• INSTRUCTION:
Copy each line of the data below exactly, leaving out pictures.

• DATA SEGMENT:
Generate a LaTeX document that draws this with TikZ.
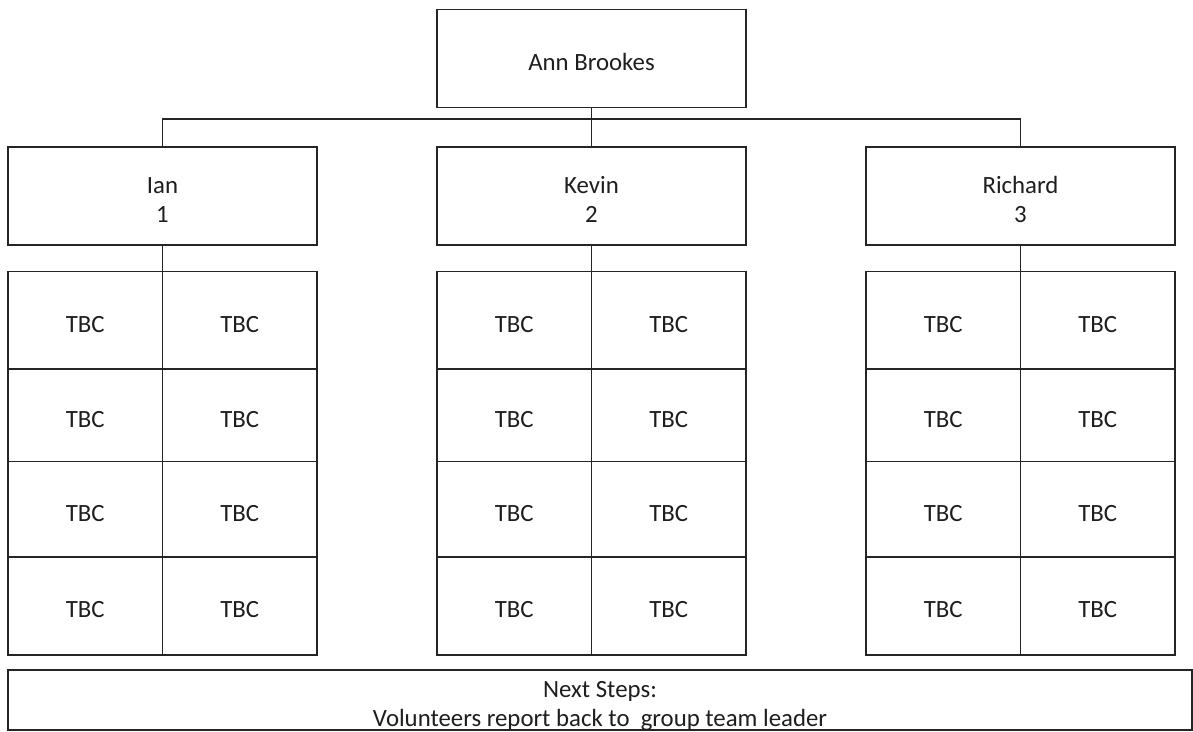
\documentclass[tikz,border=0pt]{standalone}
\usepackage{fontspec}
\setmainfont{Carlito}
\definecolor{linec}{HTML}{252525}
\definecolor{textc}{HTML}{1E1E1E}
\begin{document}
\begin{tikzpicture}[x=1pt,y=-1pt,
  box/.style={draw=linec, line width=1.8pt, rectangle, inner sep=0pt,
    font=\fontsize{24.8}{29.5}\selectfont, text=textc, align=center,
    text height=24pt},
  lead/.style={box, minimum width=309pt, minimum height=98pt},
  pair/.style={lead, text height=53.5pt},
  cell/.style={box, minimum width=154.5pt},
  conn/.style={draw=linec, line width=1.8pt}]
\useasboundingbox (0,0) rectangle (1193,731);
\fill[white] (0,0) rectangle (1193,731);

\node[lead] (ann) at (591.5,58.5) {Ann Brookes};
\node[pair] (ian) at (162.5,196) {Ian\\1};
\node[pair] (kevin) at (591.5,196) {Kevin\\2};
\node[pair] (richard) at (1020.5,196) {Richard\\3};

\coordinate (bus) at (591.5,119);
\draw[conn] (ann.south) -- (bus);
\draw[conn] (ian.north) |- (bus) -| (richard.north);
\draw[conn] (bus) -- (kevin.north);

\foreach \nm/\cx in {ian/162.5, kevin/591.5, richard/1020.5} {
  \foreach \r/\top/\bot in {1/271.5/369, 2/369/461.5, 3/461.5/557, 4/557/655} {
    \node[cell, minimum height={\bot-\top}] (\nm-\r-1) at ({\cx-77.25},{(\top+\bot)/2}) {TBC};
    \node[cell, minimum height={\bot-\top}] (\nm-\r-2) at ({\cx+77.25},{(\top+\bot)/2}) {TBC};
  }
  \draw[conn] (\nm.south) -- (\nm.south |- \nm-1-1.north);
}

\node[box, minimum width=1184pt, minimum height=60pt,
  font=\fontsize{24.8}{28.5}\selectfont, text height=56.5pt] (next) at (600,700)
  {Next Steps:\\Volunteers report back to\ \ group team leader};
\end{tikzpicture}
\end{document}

• EXERCISE RESPONSE:
Generate a LaTeX document that draws this with TikZ.
\documentclass[tikz,border=0pt]{standalone}
\usepackage{fontspec}
\setmainfont{Carlito}
\definecolor{linec}{HTML}{252525}
\definecolor{textc}{HTML}{1E1E1E}
\begin{document}
\begin{tikzpicture}[x=1pt,y=-1pt,
  box/.style={draw=linec, line width=1.8pt, rectangle, inner sep=0pt,
    font=\fontsize{24.8}{29.5}\selectfont, text=textc, align=center,
    text height=24pt},
  lead/.style={box, minimum width=309pt, minimum height=98pt},
  pair/.style={lead, text height=53.5pt},
  cell/.style={box, minimum width=154.5pt},
  conn/.style={draw=linec, line width=1.8pt}]
\useasboundingbox (0,0) rectangle (1193,731);
\fill[white] (0,0) rectangle (1193,731);

\node[lead] (ann) at (591.5,58.5) {Ann Brookes};
\node[pair] (ian) at (162.5,196) {Ian\\1};
\node[pair] (kevin) at (591.5,196) {Kevin\\2};
\node[pair] (richard) at (1020.5,196) {Richard\\3};

\coordinate (bus) at (591.5,119);
\draw[conn] (ann.south) -- (bus);
\draw[conn] (ian.north) |- (bus) -| (richard.north);
\draw[conn] (bus) -- (kevin.north);

\foreach \nm/\cx in {ian/162.5, kevin/591.5, richard/1020.5} {
  \foreach \r/\top/\bot in {1/271.5/369, 2/369/461.5, 3/461.5/557, 4/557/655} {
    \node[cell, minimum height={\bot-\top}] (\nm-\r-1) at ({\cx-77.25},{(\top+\bot)/2}) {TBC};
    \node[cell, minimum height={\bot-\top}] (\nm-\r-2) at ({\cx+77.25},{(\top+\bot)/2}) {TBC};
  }
  \draw[conn] (\nm.south) -- (\nm.south |- \nm-1-1.north);
}

\node[box, minimum width=1184pt, minimum height=60pt,
  font=\fontsize{24.8}{28.5}\selectfont, text height=56.5pt] (next) at (600,700)
  {Next Steps:\\Volunteers report back to\ \ group team leader};
\end{tikzpicture}
\end{document}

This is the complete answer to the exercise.